続いてあいさつした経団連の米倉会長は、新政権の誕生に際し、震災復興、円高への対応、成長戦略の実現などの重要課題に対しリーダーシップを発揮して迅速に取り組むことを求め、経団連としても、民主導の力強い経済成長を実現するため、9月半ばを目途に、成長戦略をあらためて取りまとめ、国難に対処していくと述べた。

震災復興と災害に強い地域づくりに向けて

経団連からは、大橋洋治副会長が震災からの早期復興と当面の経済運営について報告。欧米の金融資本市場の動揺や海外経済の減速懸念、行き過ぎた円高は、経済回復シナリオの達成を危うくし、産業空洞化の加速や復興の遅れ、さらには日本の経済成長力の弱体化につながると指摘した。

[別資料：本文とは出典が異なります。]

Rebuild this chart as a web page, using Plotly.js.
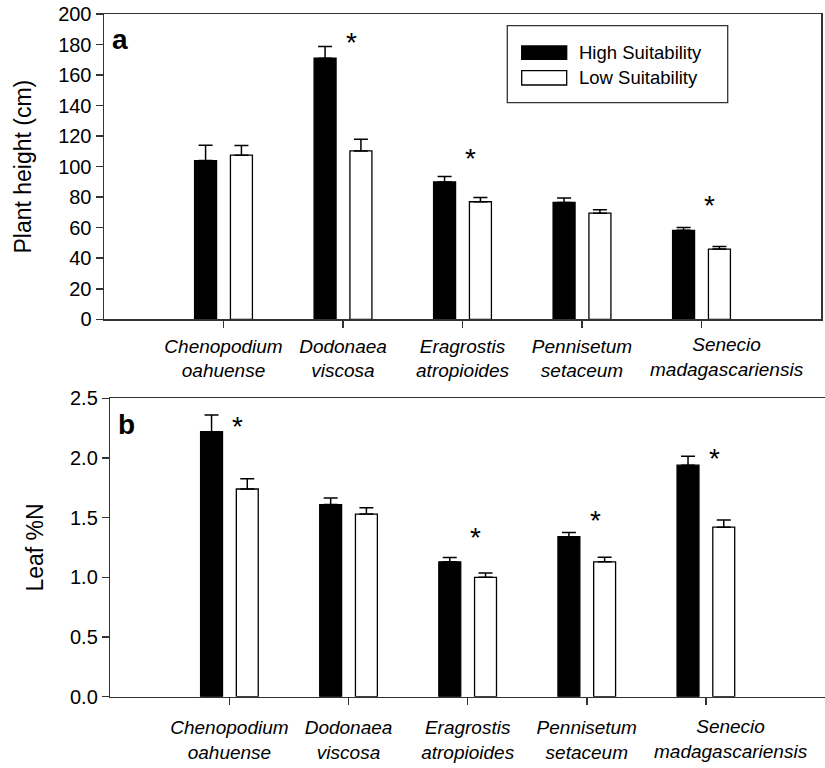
<!DOCTYPE html>
<html>
<head>
<meta charset="utf-8">
<script src="https://cdn.plot.ly/plotly-3.0.1.min.js"></script>
<style>html,body{margin:0;padding:0;background:#fff;}#chart{width:825px;height:768px;}</style>
</head>
<body>
<div id="chart"></div>
<script>
// ---- data ----
const species = ['Chenopodium<br>oahuense', 'Dodonaea<br>viscosa', 'Eragrostis<br>atropioides', 'Pennisetum<br>setaceum', 'Senecio<br>madagascariensis'];
const seriesNames = ['High Suitability', 'Low Suitability'];

const heightHigh = [104, 171, 90, 76.5, 58.3];
const heightHighErr = [10, 7.7, 3.5, 3.0, 1.8];
const heightLow = [107.5, 110.3, 77, 69.5, 46];
const heightLowErr = [6.3, 7.7, 2.8, 2.3, 1.7];

const nHigh = [2.22, 1.61, 1.13, 1.34, 1.94];
const nHighErr = [0.14, 0.055, 0.036, 0.035, 0.075];
const nLow = [1.74, 1.53, 1.00, 1.13, 1.42];
const nLowErr = [0.087, 0.053, 0.036, 0.039, 0.061];

// significance markers: category index and height of the asterisk
const sigHeightIdx = [1, 2, 4];
const sigHeightY = [183.6, 107.6, 76.8];
const sigNIdx = [0, 2, 3, 4];
const sigNY = [2.29, 1.363, 1.5, 2.018];

const yTicksHeight = [0, 20, 40, 60, 80, 100, 120, 140, 160, 180, 200];
const yTicksN = [0, 0.5, 1.0, 1.5, 2.0, 2.5];

// ---- helpers ----
const W = 825, H = 768;
const px = x => x / W;
const py = y => 1 - y / H;
const FONT = 'Liberation Sans, Arial, sans-serif';
const LINE = '#333';
const last = species.length - 1;

// the last label sits a little to the right of its tick in the original figure,
// so it is drawn as an annotation with a horizontal shift
const tickText = species.map((s, i) => i === last ? '' : s);

function barTrace(x, y, err, fill, name, xa, ya, offset) {
  return {
    type: 'bar', x: x, y: y, name: name, xaxis: xa, yaxis: ya,
    width: 0.184, offset: offset,
    marker: {color: fill, line: {color: '#000', width: 1.3}},
    error_y: {type: 'data', array: err, arrayminus: err.map(() => 0), symmetric: false,
              color: '#000', thickness: 1.5, width: 7},
    hoverinfo: 'skip', showlegend: false
  };
}

const traces = [
  barTrace(species, heightHigh, heightHighErr, '#000', seriesNames[0], 'x', 'y', -0.242),
  barTrace(species, heightLow, heightLowErr, '#fff', seriesNames[1], 'x', 'y', 0.058),
  barTrace(species, nHigh, nHighErr, '#000', seriesNames[0], 'x2', 'y2', -0.242),
  barTrace(species, nLow, nLowErr, '#fff', seriesNames[1], 'x2', 'y2', 0.058)
];

const tickFont = {family: FONT, size: 19, color: '#000', style: 'italic'};
const xCommon = {
  type: 'category', range: [-1, 5], showline: true, mirror: true, linecolor: LINE, linewidth: 1.5,
  ticks: 'outside', ticklen: 7, tickwidth: 1.5, tickcolor: LINE, showgrid: false, zeroline: false,
  tickangle: 0, tickmode: 'array', tickvals: species, ticktext: tickText,
  tickfont: tickFont, fixedrange: true
};
const yCommon = {
  showline: true, mirror: true, linecolor: LINE, linewidth: 1.5,
  ticks: 'outside', ticklen: 7, tickwidth: 1.5, tickcolor: LINE, showgrid: false, zeroline: false,
  tickfont: {family: FONT, size: 20, color: '#000'}, fixedrange: true
};

const annotations = [];
const sigFont = {family: FONT, size: 28, color: '#000'};
sigHeightIdx.forEach((c, i) => annotations.push({
  xref: 'x', yref: 'y', x: c + 0.07, y: sigHeightY[i], text: '*', showarrow: false,
  font: sigFont, xanchor: 'center', yanchor: 'middle', yshift: -3
}));
sigNIdx.forEach((c, i) => annotations.push({
  xref: 'x2', yref: 'y2', x: c + 0.07, y: sigNY[i], text: '*', showarrow: false,
  font: sigFont, xanchor: 'center', yanchor: 'middle', yshift: -3
}));
// shifted last category label on both panels
[['x', 319.3, 13], ['x2', 696.7, 17]].forEach(([xr, axisY, gap]) => annotations.push({
  xref: xr, yref: 'paper', x: last, y: py(axisY), yanchor: 'top', xanchor: 'center',
  xshift: 25, yshift: -gap, text: species[last], showarrow: false, font: tickFont
}));
// panel letters
annotations.push({xref: 'paper', yref: 'paper', x: px(110), y: py(39.5), text: '<b>a</b>', showarrow: false,
  xanchor: 'left', yanchor: 'middle', font: {family: FONT, size: 28, color: '#000'}});
annotations.push({xref: 'paper', yref: 'paper', x: px(116), y: py(424.8), text: '<b>b</b>', showarrow: false,
  xanchor: 'left', yanchor: 'middle', font: {family: FONT, size: 28, color: '#000'}});
// legend text
annotations.push({xref: 'paper', yref: 'paper', x: px(577), y: py(52.2), text: seriesNames[0], showarrow: false,
  xanchor: 'left', yanchor: 'middle', font: {family: FONT, size: 18.5, color: '#000'}});
annotations.push({xref: 'paper', yref: 'paper', x: px(577), y: py(77.8), text: seriesNames[1], showarrow: false,
  xanchor: 'left', yanchor: 'middle', font: {family: FONT, size: 18.5, color: '#000'}});

const shapes = [
  {type: 'rect', xref: 'paper', yref: 'paper', x0: px(507.3), x1: px(727.7), y0: py(25.7), y1: py(102.7),
   line: {color: LINE, width: 1.3}, fillcolor: '#fff', layer: 'above'},
  {type: 'rect', xref: 'paper', yref: 'paper', x0: px(521.7), x1: px(566.7), y0: py(46), y1: py(59.3),
   line: {color: '#000', width: 1.3}, fillcolor: '#000', layer: 'above'},
  {type: 'rect', xref: 'paper', yref: 'paper', x0: px(521.7), x1: px(566.7), y0: py(70.7), y1: py(85),
   line: {color: '#000', width: 1.3}, fillcolor: '#fff', layer: 'above'}
];

const layout = {
  width: W, height: H, margin: {l: 0, r: 0, t: 0, b: 0},
  paper_bgcolor: '#fff', plot_bgcolor: '#fff', showlegend: false, barmode: 'overlay',
  font: {family: FONT, color: '#000'},
  xaxis: Object.assign({}, xCommon, {domain: [px(104), px(821)], anchor: 'y', ticklabelstandoff: 2}),
  yaxis: Object.assign({}, yCommon, {domain: [py(319.3), py(14)], anchor: 'x', range: [0, 200],
    tickvals: yTicksHeight,
    title: {text: 'Plant height (cm)', font: {family: FONT, size: 23, color: '#000'}, standoff: 20}}),
  xaxis2: Object.assign({}, xCommon, {domain: [px(110.3), 1], anchor: 'y2', ticklabelstandoff: 6}),
  yaxis2: Object.assign({}, yCommon, {domain: [py(696.7), py(398.3)], anchor: 'x2', range: [0, 2.5],
    tickvals: yTicksN, tickformat: '.1f',
    title: {text: 'Leaf %N', font: {family: FONT, size: 23, color: '#000'}, standoff: 20}}),
  annotations: annotations,
  shapes: shapes
};

Plotly.newPlot('chart', traces, layout, {displayModeBar: false, staticPlot: true});
</script>
</body>
</html>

岩沙弘道副会長は震災からの復興を新しい日本の創生につなげることが大切であるとし、「復興・創生マスタープラン」で示すまち、産業、農林水産、観光の復興のあり方について説明。坂根正弘副会長は、今冬・来夏における電力不足の懸念に対応し、安全性が確認された原発の再稼働、災害に強いエネルギー供給体制の構築など、効果的な対策の必要性を訴えた。畔柳信雄副会長は、復興の速度を上げるためには、国から都道府県、都道府県から市町村に権限、財源、人材を思い切って委譲すべきであり、道州制はその究極の姿であると強調した。宮原耕治副会長は、物流ネットワークの強化に向けて、東海地域は日本の物流網の大動脈であり、ミッシングリンクの解消が急がれると指摘。勝俣宣夫副会長は、被災者・被災地支援に向けた、これまでの経団連の支援活動を報告した。

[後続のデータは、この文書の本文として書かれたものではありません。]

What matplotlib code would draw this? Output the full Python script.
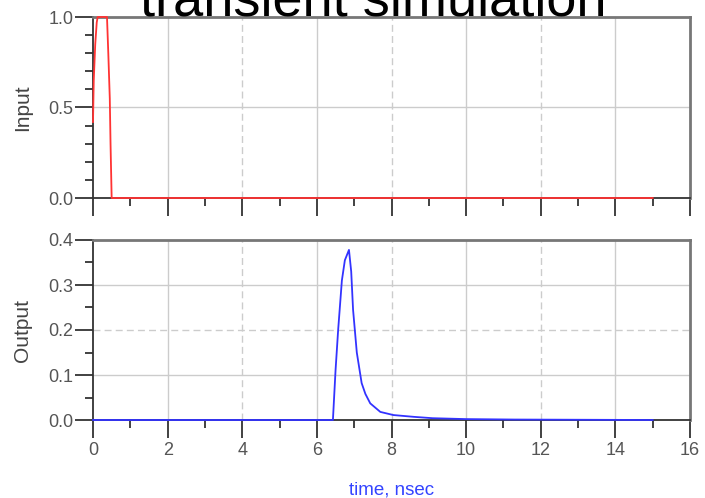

東海側からは、水野耕太郎名古屋商工会議所副会頭が、震災後の東海地域経済の生産はすでに震災前の水準まで戻っているが、円高が、中小企業にとって、輸入部品の増加や組立企業の海外移転に伴う将来の仕事量への不安、自らの海外進出についての悩みを増長させる要因となっていることを指摘。中村捷二中経連副会長は、防災・減災に向けた東海地域の企業の事業継続計画(BCP)策定状況などを報告し、今後は自治体や住民等とも連携して事業継続力強化に取り組むと語った。竹林武一津商工会議所会頭は、東海地震に備えて三重県の産官学が連携して行っている「みえ企業防災等ネットワーク」の活動を紹介し、小林長久中経連副会長は、災害に強い国土づくりの観点から東海地域の道路・鉄道・港湾の多重化(国土のリダンダンシー)が重要と述べた。さらに、東日本大震災への対応として、松下雋中経連副会長から経済再建、地域コミュニティー再生、原子力事故収束に向けた考え方について、上田豪中経連副会長からは復興財源のあり方について、提言の紹介があった。

国際競争に打ち勝つ日本経済の実現に向けて

経団連からは、渡辺捷昭副会長が、6月末に政府が取りまとめた社会保障・税一体改革案について今後の課題を示し、現実的な制度の実現を目指して引き続き取り組みたいと述べた。大宮英明副会長は、中長期的なエネルギー政策の検討にあたっては、科学的、客観的なデータに基づく公平、公正な議論を尽くすべきだと訴え、渡文明評議員会議長は、TPPに向けたこれまでの取り組みを紹介、早期参加のための世論形成が重要と発言した。川村隆副会長は、政府の第4期科学技術基本計画の見直しに対する経団連の取り組みを、奥正之副会長は、消費者法と会社法の見直しに対応した経団連の活動を報告した。

一方、東海側からは、木下光男中経連副会長が、TPP交渉への早期参画と強い農業の育成、自由貿易と農業が両立する法制度の整備を5月に政府に要請したことを報告。古澤武雄岡崎商工会議所会頭は、多様で優れた技術の再発見と新たな可能性に向けて、岡崎ビジネス大賞を創設したことなどを紹介した。小川信也大垣商工会議所会頭は、大垣地区で取り組んでいる産官学連携の具体例として「金型創生技術研究センター」の活動報告を行った。これらの報告に対して、西田厚聰経団連副会長は、東海地域のものづくり産業の発展は日本のものづくり産業の発展そのものであり、法人実効税率の引き下げや貿易投資の一層の自由化等を政府に働きかけることで、ものづくり産業の競争力強化を支援していきたいと発言した。